There’s actually good news in this article:

This new demand for mental health services reflects a number of positive trends — breaking down of stigmas, more diverse student bodies, greater access to college. But it also puts colleges in a difficult position.

Many colleges – like Muhlenberg – have their own counseling centers on campus.  Students can confidentially make appointments and talk about their problems with a trained professional.  And, as these studies illuminate, this is exactly why it is so important that all colleges have some sort of mental health support system.  Three things in particular strike me:

  1. Colleges must have easily accessible mental health resources, be it on-campus counseling centers or the ability to refer a student to a trained professional off campus.
  2. Colleges must be aggressive in letting their students know what resources are available to them.  The greatest counseling center in the world isn’t going to do a lick of good if students don’t know what’s there for them.  This is why legislation like Madison’s Law is so important.  This proposal, recently enacted in New Jersey and named after Madison Holleran (a University of Pennsylvania Freshman who killed herself), requires that:

    An institution of higher education shall have individuals with training and experience in mental health issues who focus on reducing student suicides and attempted suicides available on campus or remotely by telephone or other means for students 24 hours a day, seven days a week.  The individuals shall also work with faculty and staff on ways to recognize the warning signs and risk factors associated with student suicide.

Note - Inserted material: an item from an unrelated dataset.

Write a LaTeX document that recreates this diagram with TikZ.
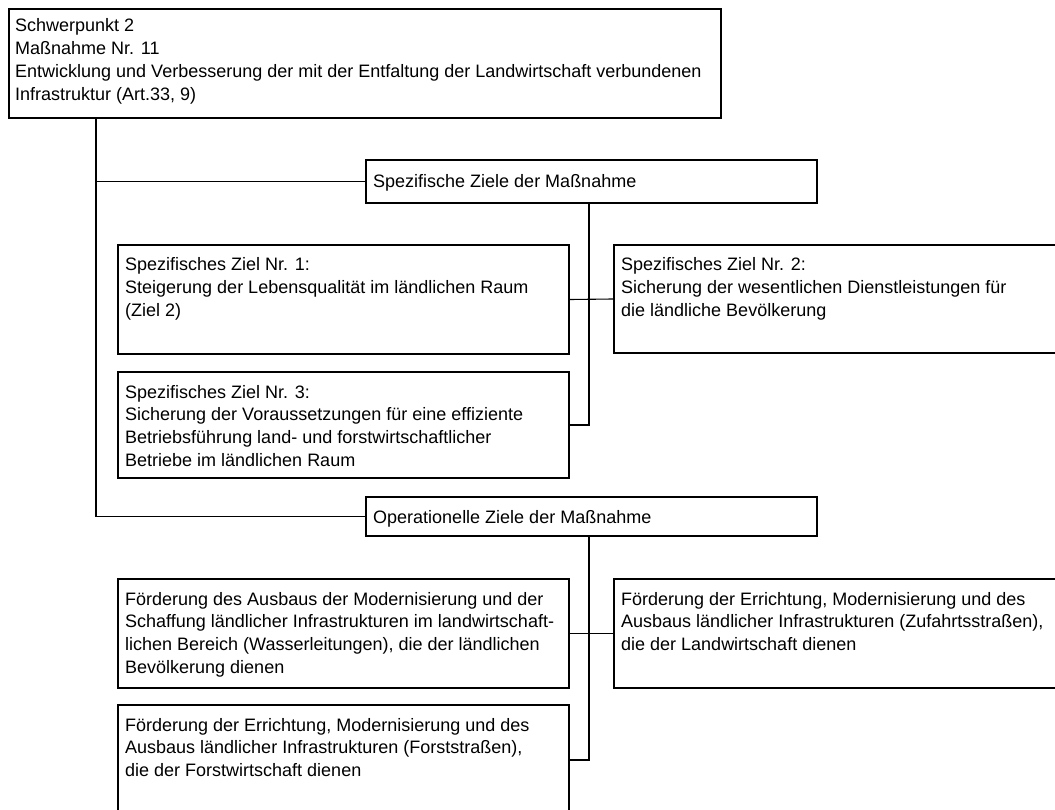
\documentclass[tikz,border=0pt]{standalone}
\usepackage{fontspec}
\setmainfont{Liberation Sans}
\usetikzlibrary{calc}
\tikzset{
  box/.style={draw=black, line width=2pt, fill=white, inner sep=0pt, anchor=north west},
  txt/.style={inner sep=0pt, anchor=base west, font=\fontsize{18}{22.7}\selectfont},
  trunk/.style={draw=black, line width=1.8pt},
  link/.style={draw=black, line width=1.1pt},
}
\newcommand{\lines}[1]{\begin{tabular}[t]{@{}l@{}}#1\end{tabular}}
\begin{document}
\begin{tikzpicture}[x=1pt, y=-1pt]
\useasboundingbox (0,0) rectangle (1055,810);

% boxes: top-left corner, width, height (picture coordinates, y downwards)
\node[box, minimum width=712pt, minimum height=109pt] (top) at (8,8) {};
\node[box, minimum width=451pt, minimum height=43pt]  (spez) at (365,159) {};
\node[box, minimum width=451pt, minimum height=109pt] (z1) at (117,244) {};
\node[box, minimum width=460pt, minimum height=108pt] (z2) at (613,244) {};
\node[box, minimum width=451pt, minimum height=106pt] (z3) at (117,371) {};
\node[box, minimum width=451pt, minimum height=39pt]  (oper) at (365,496) {};
\node[box, minimum width=451pt, minimum height=109pt] (o1) at (117,578) {};
\node[box, minimum width=460pt, minimum height=109pt] (o2) at (613,578) {};
\node[box, minimum width=451pt, minimum height=110pt] (o3) at (117,704) {};

% texts
\node[txt] (topt) at ($(top.north west)+(7,24)$) {\lines{Schwerpunkt 2\\
  Maßnahme Nr. 11\\
  Entwicklung und Verbesserung der mit der Entfaltung der Landwirtschaft verbundenen\\
  Infrastruktur (Art.33, 9)}};
\node[txt] (spezt) at ($(spez.west)+(8,6.5)$) {Spezifische Ziele der Maßnahme};
\node[txt] (z1t) at ($(z1.north west)+(8,27)$) {\lines{Spezifisches Ziel Nr. 1:\\
  Steigerung der Lebensqualität im ländlichen Raum\\
  (Ziel 2)}};
\node[txt] (z2t) at ($(z2.north west)+(8,27)$) {\lines{Spezifisches Ziel Nr. 2:\\
  Sicherung der wesentlichen Dienstleistungen für\\
  die ländliche Bevölkerung}};
\node[txt] (z3t) at ($(z3.north west)+(8,27)$) {\lines{Spezifisches Ziel Nr. 3:\\
  Sicherung der Voraussetzungen für eine effiziente\\
  Betriebsführung land- und forstwirtschaftlicher\\
  Betriebe im ländlichen Raum}};
\node[txt] (opert) at ($(oper.west)+(8,6.5)$) {Operationelle Ziele der Maßnahme};
\node[txt] (o1t) at ($(o1.north west)+(8,27)$) {\lines{Förderung des Ausbaus der Modernisierung und der\\
  Schaffung ländlicher Infrastrukturen im landwirtschaft-\\
  lichen Bereich (Wasserleitungen), die der ländlichen\\
  Bevölkerung dienen}};
\node[txt] (o2t) at ($(o2.north west)+(8,27)$) {\lines{Förderung der Errichtung, Modernisierung und des\\
  Ausbaus ländlicher Infrastrukturen (Zufahrtsstraßen),\\
  die der Landwirtschaft dienen}};
\node[txt] (o3t) at ($(o3.north west)+(8,27)$) {\lines{Förderung der Errichtung, Modernisierung und des\\
  Ausbaus ländlicher Infrastrukturen (Forststraßen),\\
  die der Forstwirtschaft dienen}};

% main trunk from the top box to both goal headers
\coordinate (t0) at ($(top.south west)+(88,0)$);
\draw[trunk] (t0) |- (oper.west);
\draw[trunk] (spez.west) -- (spez.west -| t0);

% specific goals
\coordinate (s0) at ($(spez.south west)+(224,0)$);
\draw[trunk] (s0) |- (z3.east);
\draw[link] (z1.east) -- (z2.west);

% operational goals
\coordinate (p0) at ($(oper.south west)+(224,0)$);
\draw[trunk] (p0) |- (o3.east);
\draw[link] (o1.east) -- (o2.west);
\end{tikzpicture}
\end{document}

    No later than 15 days following the beginning of each semester, an institution of higher education shall transmit to each student via electronic mail the contact information of the individuals required pursuant to subsection a. of this section.

    In Pennsylvania, this legislation has been introduced by my colleague, Rep. Tim Briggs.

  3. We must continue to endeavor to destimagtize mental illness.  The stigma that surrounds mental health continues to keep people away from available treatment.  That’s why anti-stigma campaigns – and putting a personal face to mental illness – is so important.

I’ll certainly have more to say later, but this is obviously an important issue when it comes to mental health.  And one more thing: The more I dive into this area, the more I find just how important it is to not approach mental health as a monolithic block.  We have to approach each subgroup differently (college students, first responders, LGBT, etc) while pushing towards the overall goal of reducing stigma and helping all people find peace.